Stocks Slide • Manufacturing Recession • Hotel Updates

  • U.S. equity markets slumped Friday- posting their worst week since March- as central bank officials in the U.S. and Europe reiterated their stance that further monetary tightening is necessary.

  • Declining in four of the past five trading sessions, the S&P 500 slipped 0.8% today, dragging its weekly declines to roughly 1.5%. The Mid-Cap 400 posted steeper declines.

  • Real estate equities were laggards today- and for the week- as benchmark interest rates hovered around three-month highs. The Equity REIT Index slipped 1.4% today and 4% this week.

  • Pebblebrook Hotels (PEB) finished lower by about 1% today after it provided a business update in which it noted that it expects Revenue Per Available Room ("RevPAR") for the second quarter to fall "slightly below expectations."

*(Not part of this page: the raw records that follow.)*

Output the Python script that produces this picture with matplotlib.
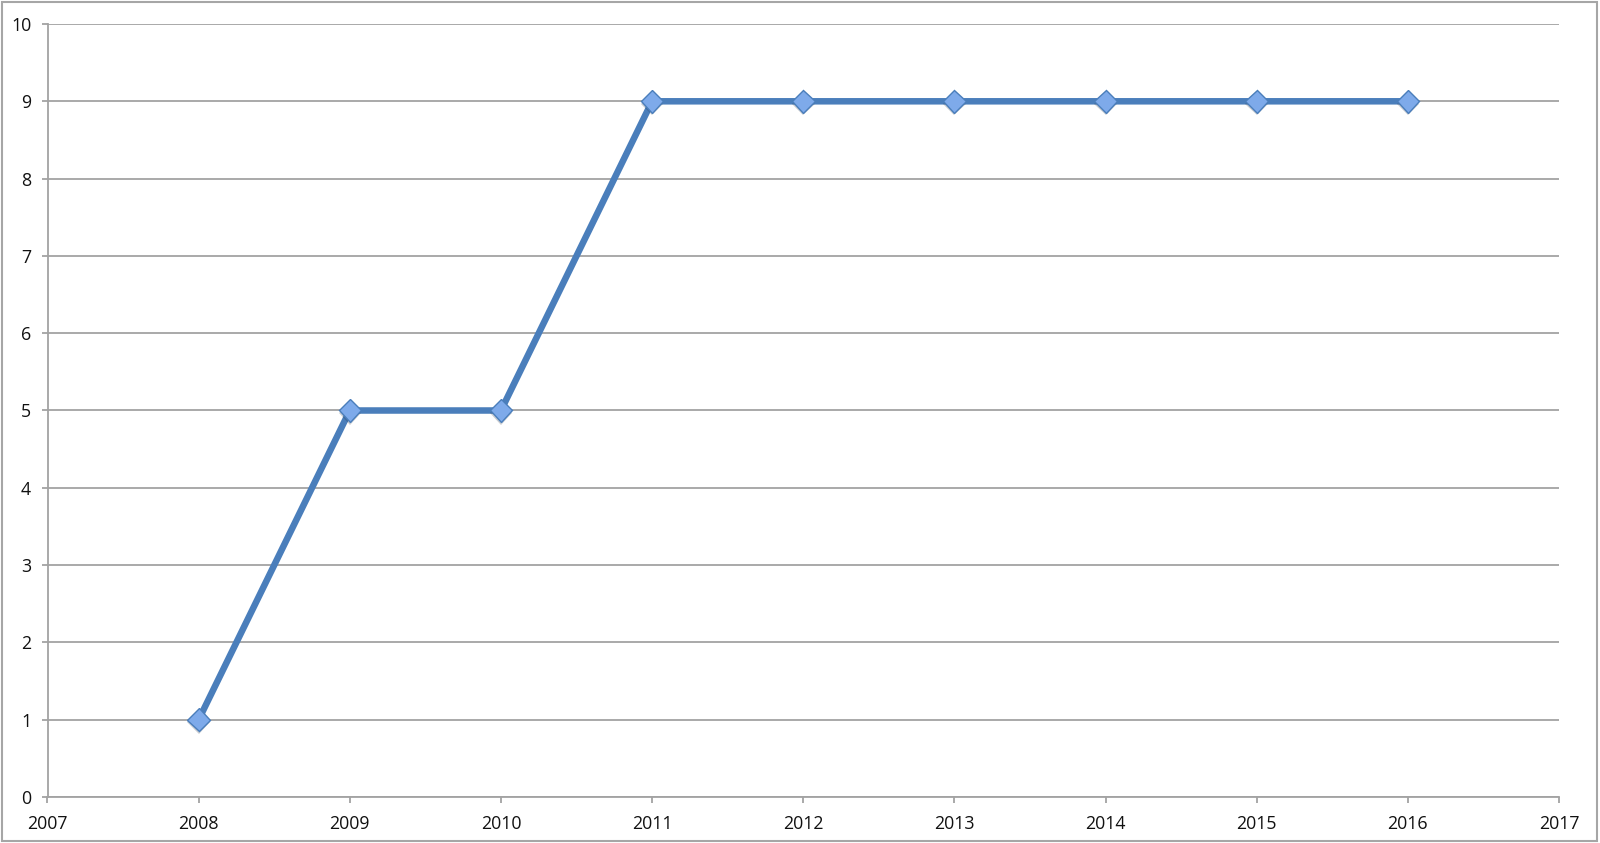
import matplotlib
matplotlib.use("Agg")
import matplotlib.pyplot as plt
from matplotlib.patches import Rectangle
import matplotlib.patheffects as pe

years = [2008, 2009, 2010, 2011, 2012, 2013, 2014, 2015, 2016]
values = [1, 5, 5, 9, 9, 9, 9, 9, 9]
x_ticks = list(range(2007, 2018))
y_ticks = list(range(0, 11))

plt.rcParams["font.family"] = ["Open Sans", "DejaVu Sans"]

W, H = 1600, 843
fig = plt.figure(figsize=(W / 100, H / 100), dpi=100)
fig.patch.set_facecolor("white")
fig.patches.append(Rectangle((1.5 / W, 2 / H), (W - 5) / W, (H - 4) / H,
                             transform=fig.transFigure, fill=False,
                             edgecolor="#a6a6a6", linewidth=1.5))

l, r, b, t = 47.5 / W, 1559 / W, (H - 797) / H, (H - 24) / H
ax = fig.add_axes([l, b, r - l, t - b])
ax.set_xlim(2007, 2017)
ax.set_ylim(0, 10)
ax.set_xticks(x_ticks)
ax.set_yticks(y_ticks)
ax.set_xticklabels([str(v) for v in x_ticks], fontweight="medium")
ax.set_yticklabels([str(v) for v in y_ticks], fontweight="medium")
gray = "#a3a3a3"
for s in ["top", "right"]:
    ax.spines[s].set_visible(False)
for s in ["left", "bottom"]:
    ax.spines[s].set_color(gray)
    ax.spines[s].set_linewidth(1.3)
ax.grid(axis="y", color=gray, linewidth=1.3)
ax.set_axisbelow(True)
ax.tick_params(axis="both", colors=gray, labelcolor="#111111", labelsize=12.8,
               length=4.3, width=1.3)
ax.tick_params(axis="x", pad=8.5)
ax.tick_params(axis="y", pad=7.5)

ax.plot(years, values, color="#4a7ebb", linewidth=4.7, zorder=3,
        solid_joinstyle="round")
ax.plot(years, values, linestyle="none", marker="D", markersize=11.5,
        markerfacecolor="#7eaaea", markeredgecolor="#4a7ebb",
        markeredgewidth=1.0, zorder=4,
        path_effects=[pe.SimplePatchShadow(offset=(0, -2), alpha=0.25), pe.Normal()])

fig.savefig("out.png", dpi=100, facecolor="white")
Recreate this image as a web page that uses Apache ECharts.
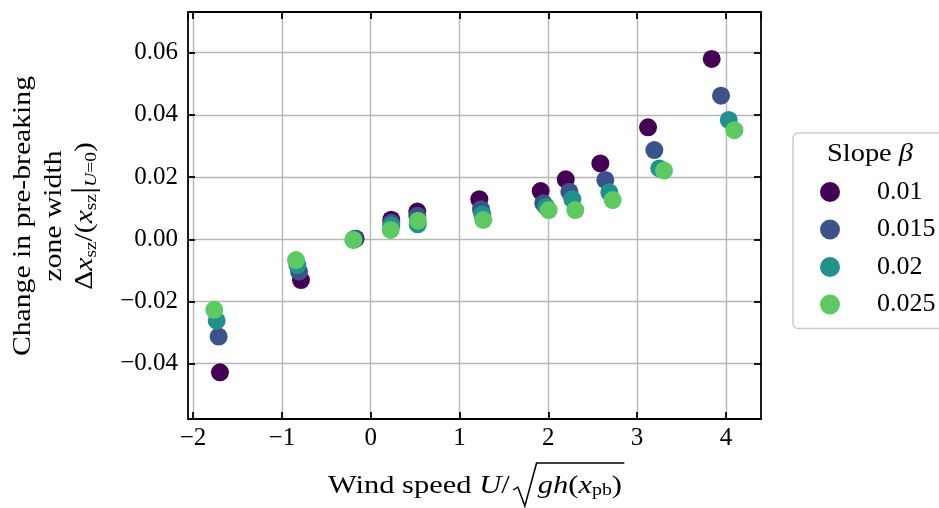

  • On Thursday, mortgage REIT Two Harbors (TWO) trimmed its dividend yield by 25% to $0.45/share, becoming the 21st REIT to lower its dividend this year. 58 REITs have raised their dividends this year.

 

Income Builder Daily Recap

U.S. equity markets slumped Friday - posting their worst week since March - as central bank officials in the U.S. and globally reiterated their stance that further monetary tightening is necessary to contain inflation. Declining in four of the past five trading sessions, the S&P 500 slipped 0.8% today, dragging its weekly declines to roughly 1.5%. The Mid-Cap 400 posted steeper declines of 1.2% today and 2.5% for the week. The Dow slipped 219 points. Real estate equities were laggards today - and for the week - as benchmark interest rates hovered around three-month highs. The Equity REIT Index slipped 1.4% today with 14-of-18 property sectors in negative territory, while the Mortgage REIT Index slumped 2.0%. Homebuilders remained a bright spot, however, continuing their impressive rebound this year following a strong slate of housing data and homebuilder earnings results throughout the week.